I have argued for a substantial downsizing of U.S. D.o.D. spending, with some of the money being reallocated to the D.o.S. (and to USAID specifically, to tackle the humanitarian roots of conflict which provide breeding grounds for terrorist activities), and the rest of the money going to underfunded domestic programs (or paying down the deficit).

Other countries do not want our help in the form of military intervention. While the costs of “The War on Terror” were much higher than initially believe, the benefits have been much lower (and in time may prove to be non-existent). The U.S. holds little sway over Iraqi policy since we pulled out in 2011, and recently Afghani President Hamid Karzia has taken up anti-American rhetoric to prove he is not a puppet of the west as the U.S. begins winding down its military efforts in Afghanistan.

Hopefully a lesson (albeit a costly one) has been learned. You cannot impose democracy through war. Democracy must occur organically through a process of empowering the citizens of a country. Less money, spent more carefully through the D.o.S., would go a longer way in achieving the goal of creating strategic regional allies.
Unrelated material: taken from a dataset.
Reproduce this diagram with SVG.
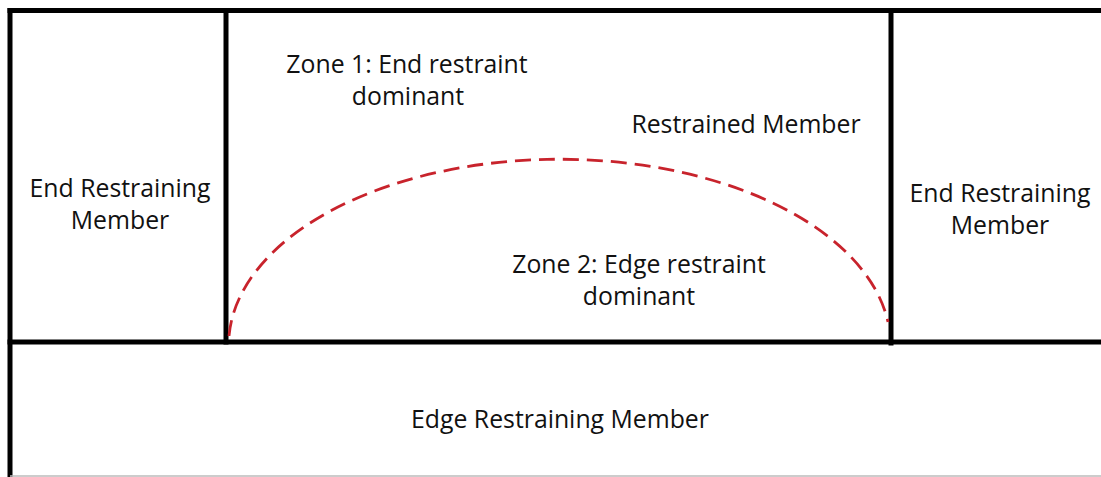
<svg xmlns="http://www.w3.org/2000/svg" width="1101" height="477" viewBox="0 0 1101 477">
  <style>
    .wall { stroke: #000; stroke-width: 5; fill: none; stroke-linecap: square; }
    .lbl { font-family: "Open Sans", "Noto Sans", sans-serif; font-size: 24.8px; fill: #111; text-anchor: middle; }
    .zone { stroke: #c8232c; stroke-width: 2.8; fill: none; stroke-dasharray: 16 8; }
  </style>
  <rect width="1101" height="477" fill="#fff"/>
  <g id="frame">
    <line class="wall" x1="10" y1="10.5" x2="1103" y2="10.5"/>
    <line class="wall" x1="10" y1="10.5" x2="10" y2="480"/>
    <line class="wall" x1="10" y1="342" x2="1103" y2="342"/>
    <line x1="10" y1="476" x2="1101" y2="476" stroke="#bbb" stroke-width="1.5"/>
  </g>
  <g id="end-left">
    <line class="wall" x1="226" y1="10.5" x2="226" y2="342"/>
    <text class="lbl" x="120" y="196.5">End Restraining</text>
    <text class="lbl" x="120" y="228.5">Member</text>
  </g>
  <g id="end-right">
    <line class="wall" x1="891" y1="10.5" x2="891" y2="343"/>
    <text class="lbl" x="1000" y="201.5">End Restraining</text>
    <text class="lbl" x="1000" y="234">Member</text>
  </g>
  <g id="restrained-member">
    <text class="lbl" x="746" y="133">Restrained Member</text>
    <text class="lbl" x="407" y="72.5">Zone 1: End restraint</text>
    <text class="lbl" x="408" y="104.5">dominant</text>
    <text class="lbl" x="639" y="273">Zone 2: Edge restraint</text>
    <text class="lbl" x="639" y="305">dominant</text>
  </g>
  <g id="edge-member">
    <text class="lbl" x="560" y="428">Edge Restraining Member</text>
  </g>
  <g id="connectors">
    <path class="zone" d="M 229 336 A 331 186 0 0 1 888 322"/>
  </g>
</svg>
We must also work more closely with existing strategic regional allies (in the Middle East, Turkey, Egypt, and Saudi Arabia come to mind) and our allies in Europe and around the world, to ensure a multilateral approach is taken when intervening in another country. This would reduce both the high (monetary) costs and  anti-American sentiment associated with unilateral U.S. military intervention. It should also increase the meager benefits that have come to define “The War on Terror” by creating lasting allies instead of simply running costly “babysitting” campaigns.